= Nathaniel Morse =

New Zealand politician

Nathaniel George Morse JP (1822 – 16 November 1882) was a member of the New Zealand Legislative Council.

==Biography==
Morse was born in Exeter, England, in 1822. In New Zealand, he initially lived near Nelson in Waimea West near the Redwood family. Morse was a prominent member of the Nelson Jockey Club and a successful breeder of race horses; his horse Ladybird won the 1863 New Zealand Championship Race in Dunedin.

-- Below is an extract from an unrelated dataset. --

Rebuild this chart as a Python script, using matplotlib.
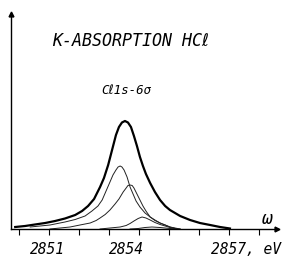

Morse was an early settler, and together with John Cooper, he was the first to bring sheep into the Wairau Valley in November 1846. Morse and Cooper established a homestead above the Wairau River and they called it Top House, as it was at a higher altitude and further inland than any other dwelling in the Wairau Valley. A hotel and then a telegraph station were built, and they all adopted the name Top House. When a post office opened in 1891, the name was standardised as a single word; the Tophouse locality is located near State Highway 63.

Since 1861, national shooting competitions were held in New Zealand and Morse was the national champion in 1863. Morse was a member of the Nelson Volunteers and on 1 June 1860, he became the Captain of the 8th Company, Waimea West of the Nelson volunteer force. He succeeded Nathaniel Edwards, who had become too busy with business interests to devote his time to the volunteer forces. In May 1866, Morse was appointed Major in command of the Nelson militia and volunteer forces.

Morse was a member of the Legislative Council from 8 May 1866, and he was appointed to that body at the same time as Joseph Hawdon (Christchurch) and Ponsonby Peacocke (Auckland). Morse remained a member until 12 May 1869, when he resigned.

In 1869, Morse was made a Justice of the Peace. In 1873, he moved to Wanganui where he lived in a residence called Headlands. He continued with horse breeding and became a prominent member of the local jockey club. He was a member of the Wangaehu Highway Board. He died on 16 November 1882 at his residence, after having been ill for several weeks. He had suffered from dropsy for a long time. He was described as having been good humoured and possessing common sense.